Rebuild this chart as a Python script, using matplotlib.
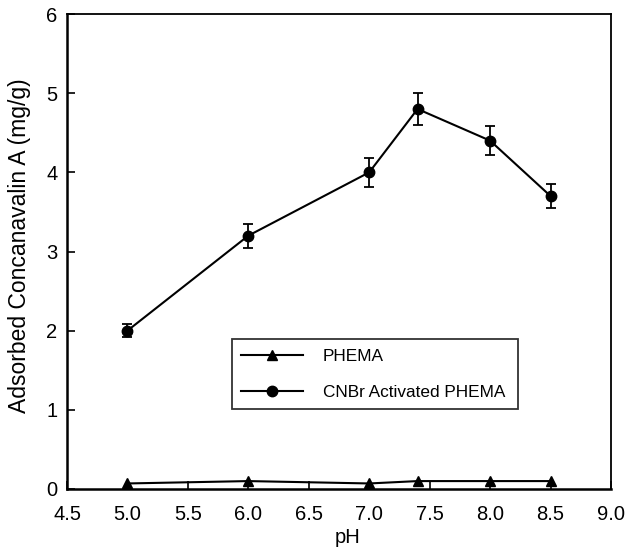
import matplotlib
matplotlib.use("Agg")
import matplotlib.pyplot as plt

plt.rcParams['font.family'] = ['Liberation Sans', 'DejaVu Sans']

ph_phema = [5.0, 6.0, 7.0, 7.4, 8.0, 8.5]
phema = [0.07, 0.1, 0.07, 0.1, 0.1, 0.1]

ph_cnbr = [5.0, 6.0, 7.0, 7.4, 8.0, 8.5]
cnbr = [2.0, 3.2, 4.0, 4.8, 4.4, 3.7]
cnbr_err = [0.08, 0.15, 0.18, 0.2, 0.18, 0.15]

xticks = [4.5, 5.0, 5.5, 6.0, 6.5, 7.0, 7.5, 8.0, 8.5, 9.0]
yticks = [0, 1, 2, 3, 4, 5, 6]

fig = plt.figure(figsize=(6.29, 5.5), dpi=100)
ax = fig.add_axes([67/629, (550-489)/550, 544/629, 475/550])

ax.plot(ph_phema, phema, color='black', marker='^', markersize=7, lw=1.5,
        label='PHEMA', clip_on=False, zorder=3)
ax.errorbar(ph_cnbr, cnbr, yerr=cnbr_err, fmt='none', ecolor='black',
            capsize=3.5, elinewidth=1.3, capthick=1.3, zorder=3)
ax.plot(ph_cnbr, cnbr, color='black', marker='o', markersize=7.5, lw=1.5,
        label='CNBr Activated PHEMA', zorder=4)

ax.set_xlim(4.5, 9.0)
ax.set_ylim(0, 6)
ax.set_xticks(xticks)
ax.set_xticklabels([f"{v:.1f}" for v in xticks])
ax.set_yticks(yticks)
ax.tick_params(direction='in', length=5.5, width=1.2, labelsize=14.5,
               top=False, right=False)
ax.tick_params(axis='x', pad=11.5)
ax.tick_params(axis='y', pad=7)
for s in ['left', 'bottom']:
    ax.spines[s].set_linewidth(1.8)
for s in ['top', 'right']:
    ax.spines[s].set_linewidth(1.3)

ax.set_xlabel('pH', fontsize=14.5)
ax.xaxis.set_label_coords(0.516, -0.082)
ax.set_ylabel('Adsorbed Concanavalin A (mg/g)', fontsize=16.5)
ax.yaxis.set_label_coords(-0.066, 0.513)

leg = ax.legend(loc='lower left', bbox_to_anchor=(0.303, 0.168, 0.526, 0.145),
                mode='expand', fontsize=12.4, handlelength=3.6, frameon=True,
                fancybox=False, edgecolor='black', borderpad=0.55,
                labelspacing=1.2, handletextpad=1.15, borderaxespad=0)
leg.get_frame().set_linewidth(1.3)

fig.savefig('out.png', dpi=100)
***
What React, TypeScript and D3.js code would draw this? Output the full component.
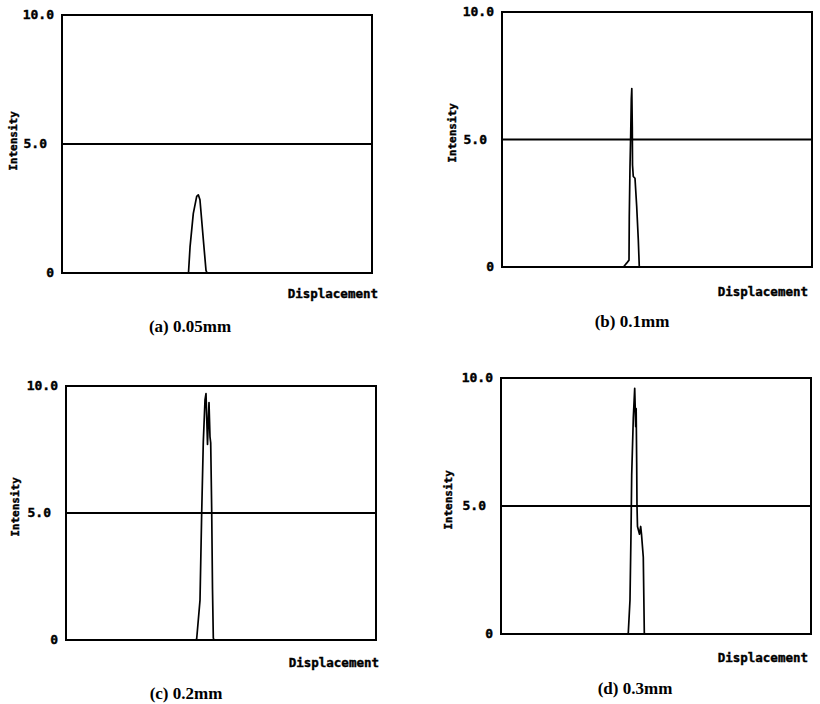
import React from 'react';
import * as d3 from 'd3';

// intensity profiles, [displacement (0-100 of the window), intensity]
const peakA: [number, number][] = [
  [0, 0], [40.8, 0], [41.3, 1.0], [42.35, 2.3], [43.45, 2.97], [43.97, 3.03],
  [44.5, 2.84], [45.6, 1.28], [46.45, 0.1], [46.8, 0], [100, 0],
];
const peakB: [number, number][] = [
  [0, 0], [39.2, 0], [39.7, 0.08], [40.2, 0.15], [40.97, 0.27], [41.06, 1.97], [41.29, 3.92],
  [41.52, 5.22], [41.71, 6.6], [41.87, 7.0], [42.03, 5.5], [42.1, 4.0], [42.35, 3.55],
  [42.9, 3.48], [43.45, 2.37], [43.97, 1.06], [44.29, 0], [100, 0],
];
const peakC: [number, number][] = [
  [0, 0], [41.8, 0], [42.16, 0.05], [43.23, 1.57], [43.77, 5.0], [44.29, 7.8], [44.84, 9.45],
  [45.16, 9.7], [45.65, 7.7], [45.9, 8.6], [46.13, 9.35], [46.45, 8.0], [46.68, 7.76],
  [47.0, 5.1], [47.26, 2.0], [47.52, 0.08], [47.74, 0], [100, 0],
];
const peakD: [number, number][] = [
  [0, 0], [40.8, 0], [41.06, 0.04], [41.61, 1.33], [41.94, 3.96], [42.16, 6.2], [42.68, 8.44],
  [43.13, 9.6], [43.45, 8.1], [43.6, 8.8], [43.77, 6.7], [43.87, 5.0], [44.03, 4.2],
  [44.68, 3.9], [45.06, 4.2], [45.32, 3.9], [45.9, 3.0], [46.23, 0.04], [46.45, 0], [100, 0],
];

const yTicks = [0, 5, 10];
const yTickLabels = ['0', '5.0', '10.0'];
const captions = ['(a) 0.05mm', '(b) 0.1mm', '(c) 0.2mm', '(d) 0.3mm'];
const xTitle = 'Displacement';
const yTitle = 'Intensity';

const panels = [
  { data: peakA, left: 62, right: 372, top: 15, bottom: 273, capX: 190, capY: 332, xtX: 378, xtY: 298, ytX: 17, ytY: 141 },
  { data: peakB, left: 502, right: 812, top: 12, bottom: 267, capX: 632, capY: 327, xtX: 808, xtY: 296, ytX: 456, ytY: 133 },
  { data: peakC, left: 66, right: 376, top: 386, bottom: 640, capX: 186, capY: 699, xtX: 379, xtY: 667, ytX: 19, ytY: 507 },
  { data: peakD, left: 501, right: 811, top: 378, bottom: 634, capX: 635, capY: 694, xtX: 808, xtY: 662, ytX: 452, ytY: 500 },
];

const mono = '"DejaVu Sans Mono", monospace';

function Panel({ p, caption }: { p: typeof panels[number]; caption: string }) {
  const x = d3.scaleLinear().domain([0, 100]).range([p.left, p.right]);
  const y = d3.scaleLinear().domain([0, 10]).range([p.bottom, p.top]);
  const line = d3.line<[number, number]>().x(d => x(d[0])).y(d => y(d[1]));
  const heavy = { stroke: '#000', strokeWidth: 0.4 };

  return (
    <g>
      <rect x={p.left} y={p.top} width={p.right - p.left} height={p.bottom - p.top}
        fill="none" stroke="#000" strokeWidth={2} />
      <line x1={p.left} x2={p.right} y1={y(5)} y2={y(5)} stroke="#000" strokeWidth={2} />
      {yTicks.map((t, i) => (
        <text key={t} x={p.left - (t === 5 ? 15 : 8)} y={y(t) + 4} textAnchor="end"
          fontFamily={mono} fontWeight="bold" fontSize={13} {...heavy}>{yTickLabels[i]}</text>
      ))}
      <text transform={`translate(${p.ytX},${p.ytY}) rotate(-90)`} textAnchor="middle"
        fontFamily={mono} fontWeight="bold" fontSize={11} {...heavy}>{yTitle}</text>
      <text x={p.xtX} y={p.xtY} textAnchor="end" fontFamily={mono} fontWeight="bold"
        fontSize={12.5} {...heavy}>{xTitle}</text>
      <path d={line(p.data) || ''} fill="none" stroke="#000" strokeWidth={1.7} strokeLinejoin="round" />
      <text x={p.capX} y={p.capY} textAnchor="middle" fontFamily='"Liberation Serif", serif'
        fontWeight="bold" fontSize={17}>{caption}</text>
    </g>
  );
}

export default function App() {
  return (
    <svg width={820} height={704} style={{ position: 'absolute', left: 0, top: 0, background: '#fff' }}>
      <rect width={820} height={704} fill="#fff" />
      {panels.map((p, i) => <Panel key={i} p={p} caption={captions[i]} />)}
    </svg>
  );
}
***
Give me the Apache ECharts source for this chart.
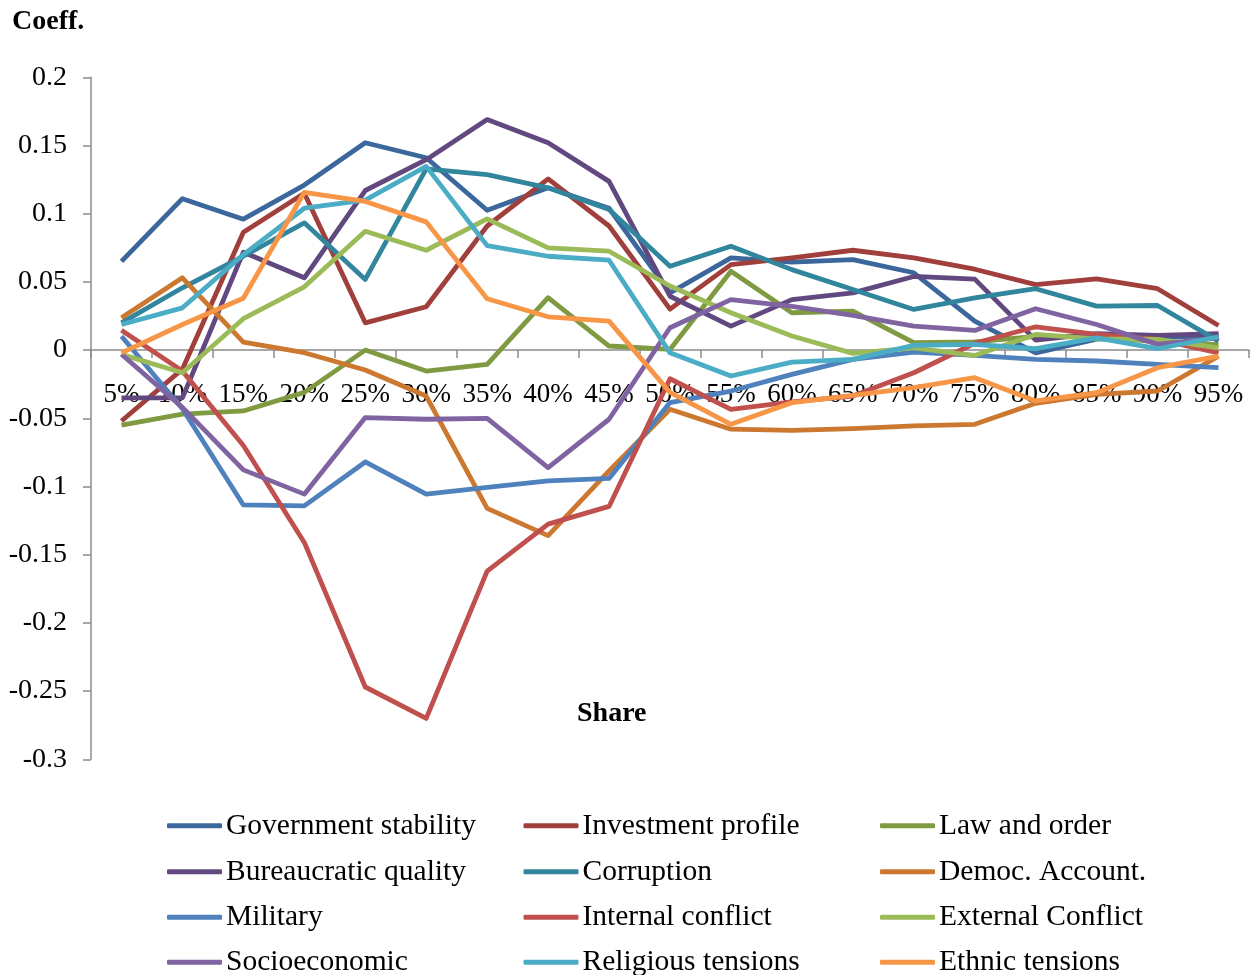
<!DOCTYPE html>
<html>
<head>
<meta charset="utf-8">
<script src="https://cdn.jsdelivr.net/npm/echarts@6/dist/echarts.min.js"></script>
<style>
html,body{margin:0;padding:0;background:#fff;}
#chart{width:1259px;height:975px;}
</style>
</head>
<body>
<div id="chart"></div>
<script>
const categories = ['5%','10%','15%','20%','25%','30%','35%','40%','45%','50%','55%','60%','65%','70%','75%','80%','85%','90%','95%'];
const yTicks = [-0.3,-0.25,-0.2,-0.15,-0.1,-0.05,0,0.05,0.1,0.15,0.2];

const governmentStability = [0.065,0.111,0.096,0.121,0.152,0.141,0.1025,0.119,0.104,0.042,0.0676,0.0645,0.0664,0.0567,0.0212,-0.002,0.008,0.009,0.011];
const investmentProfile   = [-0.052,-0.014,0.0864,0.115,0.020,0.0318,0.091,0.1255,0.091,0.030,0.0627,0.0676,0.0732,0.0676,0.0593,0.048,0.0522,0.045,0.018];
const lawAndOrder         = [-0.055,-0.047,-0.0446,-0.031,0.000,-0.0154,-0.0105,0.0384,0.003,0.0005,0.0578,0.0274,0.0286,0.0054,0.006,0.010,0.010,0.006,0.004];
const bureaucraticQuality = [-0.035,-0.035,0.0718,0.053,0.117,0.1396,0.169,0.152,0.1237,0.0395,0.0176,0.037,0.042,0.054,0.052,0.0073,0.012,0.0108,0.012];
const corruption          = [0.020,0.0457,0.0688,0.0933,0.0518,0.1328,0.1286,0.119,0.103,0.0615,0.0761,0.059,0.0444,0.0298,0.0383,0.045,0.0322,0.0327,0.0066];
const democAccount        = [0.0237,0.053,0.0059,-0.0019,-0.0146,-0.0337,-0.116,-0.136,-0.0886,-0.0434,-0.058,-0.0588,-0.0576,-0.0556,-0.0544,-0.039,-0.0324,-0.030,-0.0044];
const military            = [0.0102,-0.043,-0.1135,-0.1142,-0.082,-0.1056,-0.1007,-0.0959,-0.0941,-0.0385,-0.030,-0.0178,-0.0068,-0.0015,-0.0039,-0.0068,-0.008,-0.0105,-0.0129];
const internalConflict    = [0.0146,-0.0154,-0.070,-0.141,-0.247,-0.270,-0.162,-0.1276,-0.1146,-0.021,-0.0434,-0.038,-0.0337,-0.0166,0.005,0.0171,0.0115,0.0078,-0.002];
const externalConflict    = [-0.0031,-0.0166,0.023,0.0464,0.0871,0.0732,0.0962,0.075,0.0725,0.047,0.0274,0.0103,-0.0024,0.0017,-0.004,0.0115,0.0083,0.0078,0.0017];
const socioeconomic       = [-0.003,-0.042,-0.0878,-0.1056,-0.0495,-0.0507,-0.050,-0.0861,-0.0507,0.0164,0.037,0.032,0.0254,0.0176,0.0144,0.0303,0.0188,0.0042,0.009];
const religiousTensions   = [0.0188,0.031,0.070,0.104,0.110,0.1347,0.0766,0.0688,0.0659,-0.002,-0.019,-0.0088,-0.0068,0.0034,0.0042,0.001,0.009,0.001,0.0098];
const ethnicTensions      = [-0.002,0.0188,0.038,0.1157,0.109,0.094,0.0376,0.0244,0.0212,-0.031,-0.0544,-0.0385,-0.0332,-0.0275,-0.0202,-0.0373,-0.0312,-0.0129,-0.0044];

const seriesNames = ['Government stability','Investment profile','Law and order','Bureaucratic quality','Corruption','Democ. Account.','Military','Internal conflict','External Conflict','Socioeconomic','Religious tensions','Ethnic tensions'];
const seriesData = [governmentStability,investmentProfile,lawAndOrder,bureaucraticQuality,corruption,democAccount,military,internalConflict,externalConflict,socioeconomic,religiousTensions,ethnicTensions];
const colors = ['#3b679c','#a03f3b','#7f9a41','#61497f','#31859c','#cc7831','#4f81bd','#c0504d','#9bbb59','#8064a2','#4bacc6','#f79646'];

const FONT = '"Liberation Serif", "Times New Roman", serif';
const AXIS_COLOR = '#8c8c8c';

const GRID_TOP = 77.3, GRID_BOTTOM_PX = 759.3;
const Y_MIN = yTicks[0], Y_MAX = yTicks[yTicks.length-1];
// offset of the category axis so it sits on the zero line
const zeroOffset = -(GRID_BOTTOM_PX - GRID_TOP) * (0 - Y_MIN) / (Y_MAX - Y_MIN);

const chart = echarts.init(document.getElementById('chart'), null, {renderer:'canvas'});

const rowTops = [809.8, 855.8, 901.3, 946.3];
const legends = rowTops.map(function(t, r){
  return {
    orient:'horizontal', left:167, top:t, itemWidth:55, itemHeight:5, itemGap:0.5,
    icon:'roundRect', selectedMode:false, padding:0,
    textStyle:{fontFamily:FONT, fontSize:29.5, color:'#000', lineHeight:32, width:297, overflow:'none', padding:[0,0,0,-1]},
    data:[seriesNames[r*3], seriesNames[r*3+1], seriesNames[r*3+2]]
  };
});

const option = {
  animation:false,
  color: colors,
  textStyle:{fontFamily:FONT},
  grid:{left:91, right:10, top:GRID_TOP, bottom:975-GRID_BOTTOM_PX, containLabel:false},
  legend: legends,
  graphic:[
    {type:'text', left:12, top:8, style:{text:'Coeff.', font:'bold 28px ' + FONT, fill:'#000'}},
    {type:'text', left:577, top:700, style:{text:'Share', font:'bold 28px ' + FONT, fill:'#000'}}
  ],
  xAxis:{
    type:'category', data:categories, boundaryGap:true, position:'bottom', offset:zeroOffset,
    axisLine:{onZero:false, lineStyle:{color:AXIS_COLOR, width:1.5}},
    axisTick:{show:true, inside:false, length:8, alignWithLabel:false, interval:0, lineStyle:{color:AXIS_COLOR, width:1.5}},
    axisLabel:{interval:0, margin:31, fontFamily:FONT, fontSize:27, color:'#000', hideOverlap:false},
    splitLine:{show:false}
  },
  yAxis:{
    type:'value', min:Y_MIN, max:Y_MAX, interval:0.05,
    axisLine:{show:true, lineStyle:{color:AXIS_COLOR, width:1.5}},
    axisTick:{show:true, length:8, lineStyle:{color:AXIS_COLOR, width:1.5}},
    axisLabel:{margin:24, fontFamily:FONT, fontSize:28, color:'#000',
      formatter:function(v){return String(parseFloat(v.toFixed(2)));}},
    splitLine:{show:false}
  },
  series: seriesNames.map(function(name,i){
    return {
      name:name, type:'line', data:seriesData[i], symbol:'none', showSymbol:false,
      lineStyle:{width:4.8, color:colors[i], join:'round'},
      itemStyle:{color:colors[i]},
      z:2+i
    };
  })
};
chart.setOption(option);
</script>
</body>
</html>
***
What needs to be done:
Give only the lines from the one with "What React, TypeScript" to the one with "import * as d3 from 'd3';", both included, again and exactly; leave the images out.

Exercise solution:
What React, TypeScript and D3.js code would draw this? Output the full component.
import React from 'react';
import * as d3 from 'd3';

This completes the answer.